'''

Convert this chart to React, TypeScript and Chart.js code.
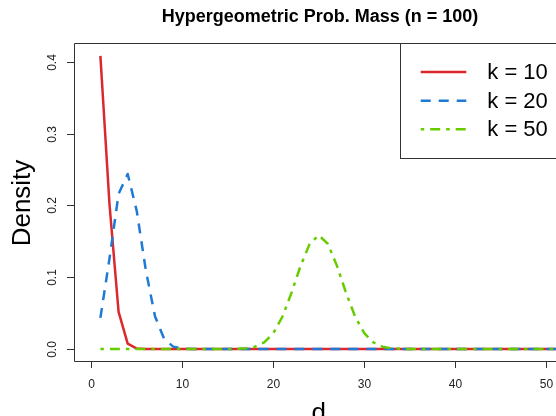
import { useEffect, useRef } from "react";
import { Chart, registerables } from "chart.js";

Chart.register(...registerables);

// ---- data ----
const d = [
  1, 2, 3, 4, 5, 6, 7, 8, 9, 10,
  11, 12, 13, 14, 15, 16, 17, 18, 19, 20,
  21, 22, 23, 24, 25, 26, 27, 28, 29, 30,
  31, 32, 33, 34, 35, 36, 37, 38, 39, 40,
  41, 42, 43, 44, 45, 46, 47, 48, 49, 50,
  51, 52,
];

const k10 = [
  0.408, 0.2015, 0.0518, 0.00755, 0.00064, 0.000031, 0.0000008, 0, 0, 0,
  0, 0, 0, 0, 0, 0, 0, 0, 0, 0,
  0, 0, 0, 0, 0, 0, 0, 0, 0, 0,
  0, 0, 0, 0, 0, 0, 0, 0, 0, 0,
  0, 0, 0, 0, 0, 0, 0, 0, 0, 0,
  0, 0,
];

const k20 = [
  0.0433, 0.1259, 0.2159, 0.2437, 0.192, 0.1091, 0.0456, 0.0142, 0.0033, 0.00057,
  0.000073, 0.0000068, 0.0000005, 0, 0, 0, 0, 0, 0, 0,
  0, 0, 0, 0, 0, 0, 0, 0, 0, 0,
  0, 0, 0, 0, 0, 0, 0, 0, 0, 0,
  0, 0, 0, 0, 0, 0, 0, 0, 0, 0,
  0, 0,
];

const k50 = [
  0, 0, 0, 0, 0, 0, 0, 0, 0, 0,
  0, 0, 0.0000013, 0.0000087, 0.00005, 0.00024, 0.00096, 0.00323, 0.00916, 0.022,
  0.0449, 0.0781, 0.1157, 0.1464, 0.1584, 0.1464, 0.1157, 0.0781, 0.0449, 0.022,
  0.00916, 0.00323, 0.00096, 0.00024, 0.00005, 0.0000087, 0.0000013, 0, 0, 0,
  0, 0, 0, 0, 0, 0, 0, 0, 0, 0,
  0, 0,
];

const seriesLabels = ["k = 10", "k = 20", "k = 50"];
const xTicks = [0, 10, 20, 30, 40, 50];
const xTickLabels = ["0", "10", "20", "30", "40", "50"];
const yTicks = [0, 0.1, 0.2, 0.3, 0.4];
const yTickLabels = ["0.0", "0.1", "0.2", "0.3", "0.4"];
const titleText = "Hypergeometric Prob. Mass (n = 100)";
const xLabel = "d";
const yLabel = "Density";

// ---- styles ----
const RED = "#DC282D";
const BLUE = "#1F7AD6";
const GREEN = "#66CC00";
const colors = [RED, BLUE, GREEN];
const dashes: number[][] = [[], [10, 8], [3.5, 6, 10, 6]];
const FONT = '"Liberation Sans", Arial, Helvetica, sans-serif';
const AXIS = "#333333";

const decor = {
  id: "decor",
  afterDraw(chart: any) {
    const ctx = chart.ctx as CanvasRenderingContext2D;
    const { left, top, right, bottom } = chart.chartArea;
    const xs = chart.scales.x;
    const ys = chart.scales.y;
    ctx.save();

    // plot box
    ctx.strokeStyle = AXIS;
    ctx.lineWidth = 1;
    ctx.setLineDash([]);
    ctx.beginPath();
    ctx.moveTo(right + 20, top + 0.5);
    ctx.lineTo(left + 0.5, top + 0.5);
    ctx.lineTo(left + 0.5, bottom + 0.5);
    ctx.lineTo(right + 20, bottom + 0.5);
    ctx.stroke();

    // x ticks
    ctx.fillStyle = "#222";
    ctx.font = `12px ${FONT}`;
    ctx.textAlign = "center";
    ctx.textBaseline = "alphabetic";
    xTicks.forEach((v, i) => {
      const px = Math.round(xs.getPixelForValue(v)) + 0.5;
      ctx.beginPath();
      ctx.moveTo(px, bottom + 0.5);
      ctx.lineTo(px, bottom + 7);
      ctx.stroke();
      ctx.fillText(xTickLabels[i], px, 387.5);
    });

    // y ticks
    yTicks.forEach((v, i) => {
      const py = Math.round(ys.getPixelForValue(v)) + 0.5;
      ctx.beginPath();
      ctx.moveTo(left + 0.5, py);
      ctx.lineTo(left - 7, py);
      ctx.stroke();
      ctx.save();
      ctx.translate(55.5, py);
      ctx.rotate(-Math.PI / 2);
      ctx.textAlign = "center";
      ctx.textBaseline = "alphabetic";
      ctx.fillText(yTickLabels[i], 0, 0);
      ctx.restore();
    });

    // title
    ctx.fillStyle = "#000";
    ctx.font = `bold 18px ${FONT}`;
    ctx.textAlign = "center";
    ctx.textBaseline = "alphabetic";
    ctx.fillText(titleText, 320, 22);

    // axis labels
    ctx.font = `26px ${FONT}`;
    ctx.fillText(xLabel, 318.7, 421);
    ctx.save();
    ctx.translate(30, 203);
    ctx.rotate(-Math.PI / 2);
    ctx.textAlign = "center";
    ctx.fillText(yLabel, 0, 0);
    ctx.restore();

    // legend
    const lx = 400.5;
    const ly = top + 0.5;
    ctx.strokeStyle = AXIS;
    ctx.lineWidth = 1;
    ctx.setLineDash([]);
    ctx.strokeRect(lx, ly, 220, 115);
    const rowY = [72, 100.7, 129.3];
    seriesLabels.forEach((lab, i) => {
      ctx.strokeStyle = colors[i];
      ctx.lineWidth = 2.5;
      ctx.setLineDash(dashes[i]);
      ctx.lineCap = "butt";
      ctx.beginPath();
      ctx.moveTo(420.7, rowY[i]);
      ctx.lineTo(466.3, rowY[i]);
      ctx.stroke();
      ctx.setLineDash([]);
      ctx.fillStyle = "#000";
      ctx.font = `22px ${FONT}`;
      ctx.textAlign = "left";
      ctx.textBaseline = "middle";
      ctx.fillText(lab, 487.3, rowY[i] + 1);
    });

    ctx.restore();
  },
};

export default function App() {
  const ref = useRef<HTMLCanvasElement | null>(null);

  useEffect(() => {
    if (!ref.current) return;
    const series = [k10, k20, k50];
    const orders = [3, 2, 1];
    const chart = new Chart(ref.current, {
      type: "line",
      data: {
        datasets: series.map((s, i) => ({
          label: seriesLabels[i],
          data: d.map((x, j) => ({ x, y: s[j] })),
          borderColor: colors[i],
          backgroundColor: colors[i],
          borderWidth: 2.5,
          borderDash: dashes[i],
          borderJoinStyle: "round" as const,
          borderCapStyle: "butt" as const,
          pointRadius: 0,
          fill: false,
          tension: 0,
          order: orders[i],
        })),
      },
      options: {
        responsive: false,
        animation: false,
        events: [],
        layout: { padding: { left: 74, top: 43, right: 0, bottom: 55 } },
        scales: {
          x: { type: "linear", min: -1.9, max: 51.07, display: false },
          y: { type: "linear", min: -0.0167, max: 0.426, display: false },
        },
        plugins: {
          legend: { display: false },
          tooltip: { enabled: false },
          title: { display: false },
        },
      },
      plugins: [decor],
    });
    return () => chart.destroy();
  }, []);

  return (
    <div style={{ position: "absolute", left: 0, top: 0, width: 556, height: 416, overflow: "hidden", background: "#fff" }}>
      <canvas ref={ref} width={556} height={416} style={{ display: "block", width: 556, height: 416 }} />
    </div>
  );
}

'''

- INSTRUCTION
Omit the pictures, and quote the material above exactly as given.

- SOLUTION BELOW
Convert this chart to React, TypeScript and Chart.js code.
import { useEffect, useRef } from "react";
import { Chart, registerables } from "chart.js";

Chart.register(...registerables);

// ---- data ----
const d = [
  1, 2, 3, 4, 5, 6, 7, 8, 9, 10,
  11, 12, 13, 14, 15, 16, 17, 18, 19, 20,
  21, 22, 23, 24, 25, 26, 27, 28, 29, 30,
  31, 32, 33, 34, 35, 36, 37, 38, 39, 40,
  41, 42, 43, 44, 45, 46, 47, 48, 49, 50,
  51, 52,
];

const k10 = [
  0.408, 0.2015, 0.0518, 0.00755, 0.00064, 0.000031, 0.0000008, 0, 0, 0,
  0, 0, 0, 0, 0, 0, 0, 0, 0, 0,
  0, 0, 0, 0, 0, 0, 0, 0, 0, 0,
  0, 0, 0, 0, 0, 0, 0, 0, 0, 0,
  0, 0, 0, 0, 0, 0, 0, 0, 0, 0,
  0, 0,
];

const k20 = [
  0.0433, 0.1259, 0.2159, 0.2437, 0.192, 0.1091, 0.0456, 0.0142, 0.0033, 0.00057,
  0.000073, 0.0000068, 0.0000005, 0, 0, 0, 0, 0, 0, 0,
  0, 0, 0, 0, 0, 0, 0, 0, 0, 0,
  0, 0, 0, 0, 0, 0, 0, 0, 0, 0,
  0, 0, 0, 0, 0, 0, 0, 0, 0, 0,
  0, 0,
];

const k50 = [
  0, 0, 0, 0, 0, 0, 0, 0, 0, 0,
  0, 0, 0.0000013, 0.0000087, 0.00005, 0.00024, 0.00096, 0.00323, 0.00916, 0.022,
  0.0449, 0.0781, 0.1157, 0.1464, 0.1584, 0.1464, 0.1157, 0.0781, 0.0449, 0.022,
  0.00916, 0.00323, 0.00096, 0.00024, 0.00005, 0.0000087, 0.0000013, 0, 0, 0,
  0, 0, 0, 0, 0, 0, 0, 0, 0, 0,
  0, 0,
];

const seriesLabels = ["k = 10", "k = 20", "k = 50"];
const xTicks = [0, 10, 20, 30, 40, 50];
const xTickLabels = ["0", "10", "20", "30", "40", "50"];
const yTicks = [0, 0.1, 0.2, 0.3, 0.4];
const yTickLabels = ["0.0", "0.1", "0.2", "0.3", "0.4"];
const titleText = "Hypergeometric Prob. Mass (n = 100)";
const xLabel = "d";
const yLabel = "Density";

// ---- styles ----
const RED = "#DC282D";
const BLUE = "#1F7AD6";
const GREEN = "#66CC00";
const colors = [RED, BLUE, GREEN];
const dashes: number[][] = [[], [10, 8], [3.5, 6, 10, 6]];
const FONT = '"Liberation Sans", Arial, Helvetica, sans-serif';
const AXIS = "#333333";

const decor = {
  id: "decor",
  afterDraw(chart: any) {
    const ctx = chart.ctx as CanvasRenderingContext2D;
    const { left, top, right, bottom } = chart.chartArea;
    const xs = chart.scales.x;
    const ys = chart.scales.y;
    ctx.save();

    // plot box
    ctx.strokeStyle = AXIS;
    ctx.lineWidth = 1;
    ctx.setLineDash([]);
    ctx.beginPath();
    ctx.moveTo(right + 20, top + 0.5);
    ctx.lineTo(left + 0.5, top + 0.5);
    ctx.lineTo(left + 0.5, bottom + 0.5);
    ctx.lineTo(right + 20, bottom + 0.5);
    ctx.stroke();

    // x ticks
    ctx.fillStyle = "#222";
    ctx.font = `12px ${FONT}`;
    ctx.textAlign = "center";
    ctx.textBaseline = "alphabetic";
    xTicks.forEach((v, i) => {
      const px = Math.round(xs.getPixelForValue(v)) + 0.5;
      ctx.beginPath();
      ctx.moveTo(px, bottom + 0.5);
      ctx.lineTo(px, bottom + 7);
      ctx.stroke();
      ctx.fillText(xTickLabels[i], px, 387.5);
    });

    // y ticks
    yTicks.forEach((v, i) => {
      const py = Math.round(ys.getPixelForValue(v)) + 0.5;
      ctx.beginPath();
      ctx.moveTo(left + 0.5, py);
      ctx.lineTo(left - 7, py);
      ctx.stroke();
      ctx.save();
      ctx.translate(55.5, py);
      ctx.rotate(-Math.PI / 2);
      ctx.textAlign = "center";
      ctx.textBaseline = "alphabetic";
      ctx.fillText(yTickLabels[i], 0, 0);
      ctx.restore();
    });

    // title
    ctx.fillStyle = "#000";
    ctx.font = `bold 18px ${FONT}`;
    ctx.textAlign = "center";
    ctx.textBaseline = "alphabetic";
    ctx.fillText(titleText, 320, 22);

    // axis labels
    ctx.font = `26px ${FONT}`;
    ctx.fillText(xLabel, 318.7, 421);
    ctx.save();
    ctx.translate(30, 203);
    ctx.rotate(-Math.PI / 2);
    ctx.textAlign = "center";
    ctx.fillText(yLabel, 0, 0);
    ctx.restore();

    // legend
    const lx = 400.5;
    const ly = top + 0.5;
    ctx.strokeStyle = AXIS;
    ctx.lineWidth = 1;
    ctx.setLineDash([]);
    ctx.strokeRect(lx, ly, 220, 115);
    const rowY = [72, 100.7, 129.3];
    seriesLabels.forEach((lab, i) => {
      ctx.strokeStyle = colors[i];
      ctx.lineWidth = 2.5;
      ctx.setLineDash(dashes[i]);
      ctx.lineCap = "butt";
      ctx.beginPath();
      ctx.moveTo(420.7, rowY[i]);
      ctx.lineTo(466.3, rowY[i]);
      ctx.stroke();
      ctx.setLineDash([]);
      ctx.fillStyle = "#000";
      ctx.font = `22px ${FONT}`;
      ctx.textAlign = "left";
      ctx.textBaseline = "middle";
      ctx.fillText(lab, 487.3, rowY[i] + 1);
    });

    ctx.restore();
  },
};

export default function App() {
  const ref = useRef<HTMLCanvasElement | null>(null);

  useEffect(() => {
    if (!ref.current) return;
    const series = [k10, k20, k50];
    const orders = [3, 2, 1];
    const chart = new Chart(ref.current, {
      type: "line",
      data: {
        datasets: series.map((s, i) => ({
          label: seriesLabels[i],
          data: d.map((x, j) => ({ x, y: s[j] })),
          borderColor: colors[i],
          backgroundColor: colors[i],
          borderWidth: 2.5,
          borderDash: dashes[i],
          borderJoinStyle: "round" as const,
          borderCapStyle: "butt" as const,
          pointRadius: 0,
          fill: false,
          tension: 0,
          order: orders[i],
        })),
      },
      options: {
        responsive: false,
        animation: false,
        events: [],
        layout: { padding: { left: 74, top: 43, right: 0, bottom: 55 } },
        scales: {
          x: { type: "linear", min: -1.9, max: 51.07, display: false },
          y: { type: "linear", min: -0.0167, max: 0.426, display: false },
        },
        plugins: {
          legend: { display: false },
          tooltip: { enabled: false },
          title: { display: false },
        },
      },
      plugins: [decor],
    });
    return () => chart.destroy();
  }, []);

  return (
    <div style={{ position: "absolute", left: 0, top: 0, width: 556, height: 416, overflow: "hidden", background: "#fff" }}>
      <canvas ref={ref} width={556} height={416} style={{ display: "block", width: 556, height: 416 }} />
    </div>
  );
}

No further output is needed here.